Supplied material

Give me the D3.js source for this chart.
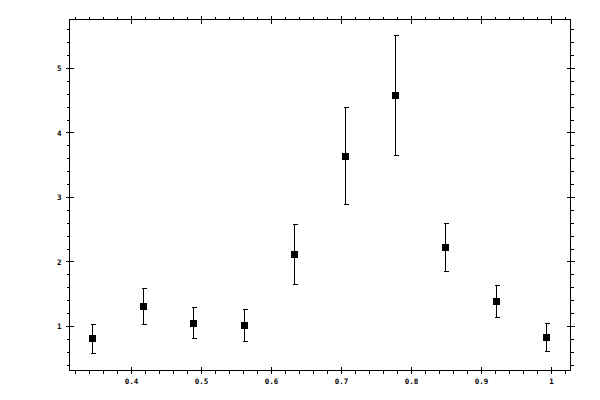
<!DOCTYPE html>
<html><head><meta charset="utf-8">
<script src="https://cdn.jsdelivr.net/npm/d3@7"></script>
<style>body{margin:0;background:#fff}svg{display:block}</style>
</head><body>
<svg id="c" width="600" height="400"></svg>
<script>
const xValues = [0.345, 0.417, 0.489, 0.561, 0.633, 0.705, 0.777, 0.849, 0.921, 0.993];
const yValues = [0.81, 1.31, 1.05, 1.016, 2.116, 3.64, 4.58, 2.225, 1.388, 0.829];
const yErrors = [0.225, 0.279, 0.24, 0.25, 0.46, 0.75, 0.93, 0.37, 0.253, 0.21];
const xMajorTicks = [0.4, 0.5, 0.6, 0.7, 0.8, 0.9, 1.0];
const xTickLabels = ["0.4", "0.5", "0.6", "0.7", "0.8", "0.9", "1"];
const yMajorTicks = [1, 2, 3, 4, 5];
const yTickLabels = ["1", "2", "3", "4", "5"];

const svg = d3.select("#c");
const L = 69.5, R = 570.5, T = 19.5, B = 370.5;
const x = d3.scaleLinear().domain([0.31143, 1.02714]).range([L, R]);
const y = d3.scaleLinear().domain([0.3178, 5.7597]).range([B, T]);

const xMinor = d3.range(16, 52).map(i => i * 0.02).filter(v => v > 0.3115 && v < 1.027 && Math.abs(v * 10 - Math.round(v * 10)) > 1e-6);
const yMinor = d3.range(2, 29).map(i => i * 0.2).filter(v => v > 0.318 && v < 5.759 && Math.abs(v - Math.round(v)) > 1e-6);

const g = svg.append("g").attr("shape-rendering", "crispEdges").attr("stroke", "#000").attr("stroke-width", 1);
g.append("rect").attr("x", L).attr("y", T).attr("width", R - L).attr("height", B - T).attr("fill", "none");

const px = v => Math.round(x(v) - 0.5) + 0.5;
const py = v => Math.round(y(v) - 0.5) + 0.5;

// major ticks crossing both sides
xMajorTicks.forEach(v => {
  g.append("line").attr("x1", px(v)).attr("x2", px(v)).attr("y1", B - 4).attr("y2", B + 3);
  g.append("line").attr("x1", px(v)).attr("x2", px(v)).attr("y1", T - 4).attr("y2", T + 4);
});
yMajorTicks.forEach(v => {
  g.append("line").attr("y1", py(v)).attr("y2", py(v)).attr("x1", L - 4).attr("x2", L + 4);
  g.append("line").attr("y1", py(v)).attr("y2", py(v)).attr("x1", R - 4).attr("x2", R + 4);
});
// minor ticks outside
xMinor.forEach(v => {
  g.append("line").attr("x1", px(v)).attr("x2", px(v)).attr("y1", B).attr("y2", B + 3);
  g.append("line").attr("x1", px(v)).attr("x2", px(v)).attr("y1", T).attr("y2", T - 3);
});
yMinor.forEach(v => {
  g.append("line").attr("y1", py(v)).attr("y2", py(v)).attr("x1", L).attr("x2", L - 3);
  g.append("line").attr("y1", py(v)).attr("y2", py(v)).attr("x1", R).attr("x2", R + 3);
});

// labels
const lab = svg.append("g").attr("font-family", "DejaVu Sans Mono").attr("font-size", "7.5px").attr("font-weight", "bold").attr("fill", "#000");
xMajorTicks.forEach((v, i) => {
  lab.append("text").attr("x", x(v)).attr("y", 383.5).attr("text-anchor", "middle").text(xTickLabels[i]);
});
yMajorTicks.forEach((v, i) => {
  lab.append("text").attr("x", 61.5).attr("y", y(v) + 2.8).attr("text-anchor", "end").text(yTickLabels[i]);
});

// error bars and markers
const data = xValues.map((xv, i) => ({ x: xv, y: yValues[i], e: yErrors[i] }));
const eb = svg.append("g").attr("shape-rendering", "crispEdges").attr("stroke", "#000").attr("stroke-width", 1);
data.forEach(d => {
  const cx = px(d.x);
  eb.append("line").attr("x1", cx).attr("x2", cx).attr("y1", py(d.y + d.e)).attr("y2", py(d.y - d.e));
  eb.append("line").attr("x1", cx - 2).attr("x2", cx + 3).attr("y1", py(d.y + d.e)).attr("y2", py(d.y + d.e));
  eb.append("line").attr("x1", cx - 2).attr("x2", cx + 3).attr("y1", py(d.y - d.e)).attr("y2", py(d.y - d.e));
});
svg.append("g").attr("shape-rendering", "crispEdges").selectAll("rect").data(data).join("rect")
  .attr("x", d => px(d.x) - 3.5).attr("y", d => py(d.y) - 3.5)
  .attr("width", 7).attr("height", 7).attr("fill", "#000");
</script>
</body></html>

Work to complete
Reproduce all of the data exactly; the pictures do not belong in the copy.

Result below
Give me the D3.js source for this chart.
<!DOCTYPE html>
<html><head><meta charset="utf-8">
<script src="https://cdn.jsdelivr.net/npm/d3@7"></script>
<style>body{margin:0;background:#fff}svg{display:block}</style>
</head><body>
<svg id="c" width="600" height="400"></svg>
<script>
const xValues = [0.345, 0.417, 0.489, 0.561, 0.633, 0.705, 0.777, 0.849, 0.921, 0.993];
const yValues = [0.81, 1.31, 1.05, 1.016, 2.116, 3.64, 4.58, 2.225, 1.388, 0.829];
const yErrors = [0.225, 0.279, 0.24, 0.25, 0.46, 0.75, 0.93, 0.37, 0.253, 0.21];
const xMajorTicks = [0.4, 0.5, 0.6, 0.7, 0.8, 0.9, 1.0];
const xTickLabels = ["0.4", "0.5", "0.6", "0.7", "0.8", "0.9", "1"];
const yMajorTicks = [1, 2, 3, 4, 5];
const yTickLabels = ["1", "2", "3", "4", "5"];

const svg = d3.select("#c");
const L = 69.5, R = 570.5, T = 19.5, B = 370.5;
const x = d3.scaleLinear().domain([0.31143, 1.02714]).range([L, R]);
const y = d3.scaleLinear().domain([0.3178, 5.7597]).range([B, T]);

const xMinor = d3.range(16, 52).map(i => i * 0.02).filter(v => v > 0.3115 && v < 1.027 && Math.abs(v * 10 - Math.round(v * 10)) > 1e-6);
const yMinor = d3.range(2, 29).map(i => i * 0.2).filter(v => v > 0.318 && v < 5.759 && Math.abs(v - Math.round(v)) > 1e-6);

const g = svg.append("g").attr("shape-rendering", "crispEdges").attr("stroke", "#000").attr("stroke-width", 1);
g.append("rect").attr("x", L).attr("y", T).attr("width", R - L).attr("height", B - T).attr("fill", "none");

const px = v => Math.round(x(v) - 0.5) + 0.5;
const py = v => Math.round(y(v) - 0.5) + 0.5;

// major ticks crossing both sides
xMajorTicks.forEach(v => {
  g.append("line").attr("x1", px(v)).attr("x2", px(v)).attr("y1", B - 4).attr("y2", B + 3);
  g.append("line").attr("x1", px(v)).attr("x2", px(v)).attr("y1", T - 4).attr("y2", T + 4);
});
yMajorTicks.forEach(v => {
  g.append("line").attr("y1", py(v)).attr("y2", py(v)).attr("x1", L - 4).attr("x2", L + 4);
  g.append("line").attr("y1", py(v)).attr("y2", py(v)).attr("x1", R - 4).attr("x2", R + 4);
});
// minor ticks outside
xMinor.forEach(v => {
  g.append("line").attr("x1", px(v)).attr("x2", px(v)).attr("y1", B).attr("y2", B + 3);
  g.append("line").attr("x1", px(v)).attr("x2", px(v)).attr("y1", T).attr("y2", T - 3);
});
yMinor.forEach(v => {
  g.append("line").attr("y1", py(v)).attr("y2", py(v)).attr("x1", L).attr("x2", L - 3);
  g.append("line").attr("y1", py(v)).attr("y2", py(v)).attr("x1", R).attr("x2", R + 3);
});

// labels
const lab = svg.append("g").attr("font-family", "DejaVu Sans Mono").attr("font-size", "7.5px").attr("font-weight", "bold").attr("fill", "#000");
xMajorTicks.forEach((v, i) => {
  lab.append("text").attr("x", x(v)).attr("y", 383.5).attr("text-anchor", "middle").text(xTickLabels[i]);
});
yMajorTicks.forEach((v, i) => {
  lab.append("text").attr("x", 61.5).attr("y", y(v) + 2.8).attr("text-anchor", "end").text(yTickLabels[i]);
});

// error bars and markers
const data = xValues.map((xv, i) => ({ x: xv, y: yValues[i], e: yErrors[i] }));
const eb = svg.append("g").attr("shape-rendering", "crispEdges").attr("stroke", "#000").attr("stroke-width", 1);
data.forEach(d => {
  const cx = px(d.x);
  eb.append("line").attr("x1", cx).attr("x2", cx).attr("y1", py(d.y + d.e)).attr("y2", py(d.y - d.e));
  eb.append("line").attr("x1", cx - 2).attr("x2", cx + 3).attr("y1", py(d.y + d.e)).attr("y2", py(d.y + d.e));
  eb.append("line").attr("x1", cx - 2).attr("x2", cx + 3).attr("y1", py(d.y - d.e)).attr("y2", py(d.y - d.e));
});
svg.append("g").attr("shape-rendering", "crispEdges").selectAll("rect").data(data).join("rect")
  .attr("x", d => px(d.x) - 3.5).attr("y", d => py(d.y) - 3.5)
  .attr("width", 7).attr("height", 7).attr("fill", "#000");
</script>
</body></html>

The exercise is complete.